Give the listing again character for character, but drop the images.
■ ■ ■
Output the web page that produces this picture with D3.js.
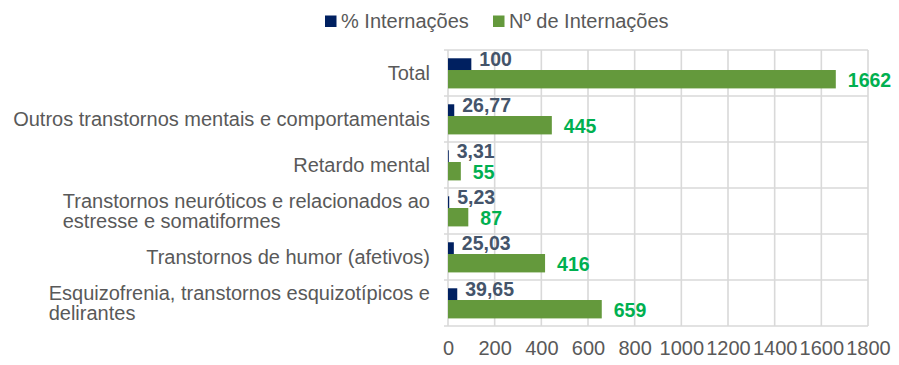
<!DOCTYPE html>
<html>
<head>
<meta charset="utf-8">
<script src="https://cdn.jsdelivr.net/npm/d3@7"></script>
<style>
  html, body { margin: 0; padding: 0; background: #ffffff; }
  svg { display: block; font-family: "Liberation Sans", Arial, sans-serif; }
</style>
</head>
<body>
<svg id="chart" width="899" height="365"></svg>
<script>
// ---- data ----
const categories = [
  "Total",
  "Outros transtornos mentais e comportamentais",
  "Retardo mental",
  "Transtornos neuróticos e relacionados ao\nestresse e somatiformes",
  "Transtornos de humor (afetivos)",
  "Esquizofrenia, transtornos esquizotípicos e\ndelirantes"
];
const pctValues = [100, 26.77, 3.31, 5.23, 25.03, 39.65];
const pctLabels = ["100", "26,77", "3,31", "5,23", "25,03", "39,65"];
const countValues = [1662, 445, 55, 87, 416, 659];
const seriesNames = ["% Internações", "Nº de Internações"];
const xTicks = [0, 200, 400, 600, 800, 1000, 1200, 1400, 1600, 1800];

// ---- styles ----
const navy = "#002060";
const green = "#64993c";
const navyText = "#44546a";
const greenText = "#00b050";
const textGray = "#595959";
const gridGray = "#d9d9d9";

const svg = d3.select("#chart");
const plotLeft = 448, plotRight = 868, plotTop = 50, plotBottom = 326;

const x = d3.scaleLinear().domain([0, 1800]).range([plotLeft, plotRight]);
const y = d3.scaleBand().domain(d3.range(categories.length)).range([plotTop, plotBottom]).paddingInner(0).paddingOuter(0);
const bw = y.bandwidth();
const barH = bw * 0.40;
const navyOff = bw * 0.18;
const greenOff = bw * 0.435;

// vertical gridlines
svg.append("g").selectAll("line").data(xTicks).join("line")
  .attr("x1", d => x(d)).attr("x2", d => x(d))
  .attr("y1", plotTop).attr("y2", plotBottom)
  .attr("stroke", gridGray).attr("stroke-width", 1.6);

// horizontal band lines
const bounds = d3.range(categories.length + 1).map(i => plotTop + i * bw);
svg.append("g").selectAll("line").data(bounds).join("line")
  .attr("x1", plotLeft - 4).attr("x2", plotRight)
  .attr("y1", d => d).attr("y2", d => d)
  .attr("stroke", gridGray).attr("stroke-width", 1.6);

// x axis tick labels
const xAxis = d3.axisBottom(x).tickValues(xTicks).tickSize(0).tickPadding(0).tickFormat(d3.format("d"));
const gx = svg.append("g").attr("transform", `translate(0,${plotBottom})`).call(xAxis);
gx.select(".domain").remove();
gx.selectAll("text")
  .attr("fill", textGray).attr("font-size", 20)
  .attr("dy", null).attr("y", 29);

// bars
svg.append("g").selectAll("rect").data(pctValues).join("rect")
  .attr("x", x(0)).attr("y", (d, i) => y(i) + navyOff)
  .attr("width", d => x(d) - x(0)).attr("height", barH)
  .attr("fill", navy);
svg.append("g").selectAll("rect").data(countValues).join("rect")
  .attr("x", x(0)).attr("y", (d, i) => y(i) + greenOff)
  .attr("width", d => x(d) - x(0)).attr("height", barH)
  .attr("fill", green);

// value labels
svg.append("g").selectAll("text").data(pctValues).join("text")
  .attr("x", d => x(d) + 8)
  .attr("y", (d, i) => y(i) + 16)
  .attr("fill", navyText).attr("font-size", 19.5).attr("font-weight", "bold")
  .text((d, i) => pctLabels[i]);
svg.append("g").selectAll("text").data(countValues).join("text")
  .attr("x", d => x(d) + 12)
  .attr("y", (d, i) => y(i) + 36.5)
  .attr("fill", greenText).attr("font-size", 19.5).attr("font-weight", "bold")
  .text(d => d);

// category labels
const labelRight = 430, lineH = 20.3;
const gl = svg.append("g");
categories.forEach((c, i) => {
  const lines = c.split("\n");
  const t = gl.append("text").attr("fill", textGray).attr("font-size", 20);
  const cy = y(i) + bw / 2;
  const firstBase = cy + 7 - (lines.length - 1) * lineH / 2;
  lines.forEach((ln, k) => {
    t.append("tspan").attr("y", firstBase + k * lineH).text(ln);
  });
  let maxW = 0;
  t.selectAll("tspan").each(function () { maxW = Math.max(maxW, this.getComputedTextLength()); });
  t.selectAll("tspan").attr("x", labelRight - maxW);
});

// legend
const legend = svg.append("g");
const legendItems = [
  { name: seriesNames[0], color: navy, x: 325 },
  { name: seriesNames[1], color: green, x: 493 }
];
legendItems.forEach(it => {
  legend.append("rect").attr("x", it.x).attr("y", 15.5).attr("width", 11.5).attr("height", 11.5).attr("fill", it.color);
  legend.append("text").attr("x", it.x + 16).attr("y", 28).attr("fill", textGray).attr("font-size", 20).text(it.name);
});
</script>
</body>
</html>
■ ■ ■
**Solution for this task:**
Output the web page that produces this picture with D3.js.
<!DOCTYPE html>
<html>
<head>
<meta charset="utf-8">
<script src="https://cdn.jsdelivr.net/npm/d3@7"></script>
<style>
  html, body { margin: 0; padding: 0; background: #ffffff; }
  svg { display: block; font-family: "Liberation Sans", Arial, sans-serif; }
</style>
</head>
<body>
<svg id="chart" width="899" height="365"></svg>
<script>
// ---- data ----
const categories = [
  "Total",
  "Outros transtornos mentais e comportamentais",
  "Retardo mental",
  "Transtornos neuróticos e relacionados ao\nestresse e somatiformes",
  "Transtornos de humor (afetivos)",
  "Esquizofrenia, transtornos esquizotípicos e\ndelirantes"
];
const pctValues = [100, 26.77, 3.31, 5.23, 25.03, 39.65];
const pctLabels = ["100", "26,77", "3,31", "5,23", "25,03", "39,65"];
const countValues = [1662, 445, 55, 87, 416, 659];
const seriesNames = ["% Internações", "Nº de Internações"];
const xTicks = [0, 200, 400, 600, 800, 1000, 1200, 1400, 1600, 1800];

// ---- styles ----
const navy = "#002060";
const green = "#64993c";
const navyText = "#44546a";
const greenText = "#00b050";
const textGray = "#595959";
const gridGray = "#d9d9d9";

const svg = d3.select("#chart");
const plotLeft = 448, plotRight = 868, plotTop = 50, plotBottom = 326;

const x = d3.scaleLinear().domain([0, 1800]).range([plotLeft, plotRight]);
const y = d3.scaleBand().domain(d3.range(categories.length)).range([plotTop, plotBottom]).paddingInner(0).paddingOuter(0);
const bw = y.bandwidth();
const barH = bw * 0.40;
const navyOff = bw * 0.18;
const greenOff = bw * 0.435;

// vertical gridlines
svg.append("g").selectAll("line").data(xTicks).join("line")
  .attr("x1", d => x(d)).attr("x2", d => x(d))
  .attr("y1", plotTop).attr("y2", plotBottom)
  .attr("stroke", gridGray).attr("stroke-width", 1.6);

// horizontal band lines
const bounds = d3.range(categories.length + 1).map(i => plotTop + i * bw);
svg.append("g").selectAll("line").data(bounds).join("line")
  .attr("x1", plotLeft - 4).attr("x2", plotRight)
  .attr("y1", d => d).attr("y2", d => d)
  .attr("stroke", gridGray).attr("stroke-width", 1.6);

// x axis tick labels
const xAxis = d3.axisBottom(x).tickValues(xTicks).tickSize(0).tickPadding(0).tickFormat(d3.format("d"));
const gx = svg.append("g").attr("transform", `translate(0,${plotBottom})`).call(xAxis);
gx.select(".domain").remove();
gx.selectAll("text")
  .attr("fill", textGray).attr("font-size", 20)
  .attr("dy", null).attr("y", 29);

// bars
svg.append("g").selectAll("rect").data(pctValues).join("rect")
  .attr("x", x(0)).attr("y", (d, i) => y(i) + navyOff)
  .attr("width", d => x(d) - x(0)).attr("height", barH)
  .attr("fill", navy);
svg.append("g").selectAll("rect").data(countValues).join("rect")
  .attr("x", x(0)).attr("y", (d, i) => y(i) + greenOff)
  .attr("width", d => x(d) - x(0)).attr("height", barH)
  .attr("fill", green);

// value labels
svg.append("g").selectAll("text").data(pctValues).join("text")
  .attr("x", d => x(d) + 8)
  .attr("y", (d, i) => y(i) + 16)
  .attr("fill", navyText).attr("font-size", 19.5).attr("font-weight", "bold")
  .text((d, i) => pctLabels[i]);
svg.append("g").selectAll("text").data(countValues).join("text")
  .attr("x", d => x(d) + 12)
  .attr("y", (d, i) => y(i) + 36.5)
  .attr("fill", greenText).attr("font-size", 19.5).attr("font-weight", "bold")
  .text(d => d);

// category labels
const labelRight = 430, lineH = 20.3;
const gl = svg.append("g");
categories.forEach((c, i) => {
  const lines = c.split("\n");
  const t = gl.append("text").attr("fill", textGray).attr("font-size", 20);
  const cy = y(i) + bw / 2;
  const firstBase = cy + 7 - (lines.length - 1) * lineH / 2;
  lines.forEach((ln, k) => {
    t.append("tspan").attr("y", firstBase + k * lineH).text(ln);
  });
  let maxW = 0;
  t.selectAll("tspan").each(function () { maxW = Math.max(maxW, this.getComputedTextLength()); });
  t.selectAll("tspan").attr("x", labelRight - maxW);
});

// legend
const legend = svg.append("g");
const legendItems = [
  { name: seriesNames[0], color: navy, x: 325 },
  { name: seriesNames[1], color: green, x: 493 }
];
legendItems.forEach(it => {
  legend.append("rect").attr("x", it.x).attr("y", 15.5).attr("width", 11.5).attr("height", 11.5).attr("fill", it.color);
  legend.append("text").attr("x", it.x + 16).attr("y", 28).attr("fill", textGray).attr("font-size", 20).text(it.name);
});
</script>
</body>
</html>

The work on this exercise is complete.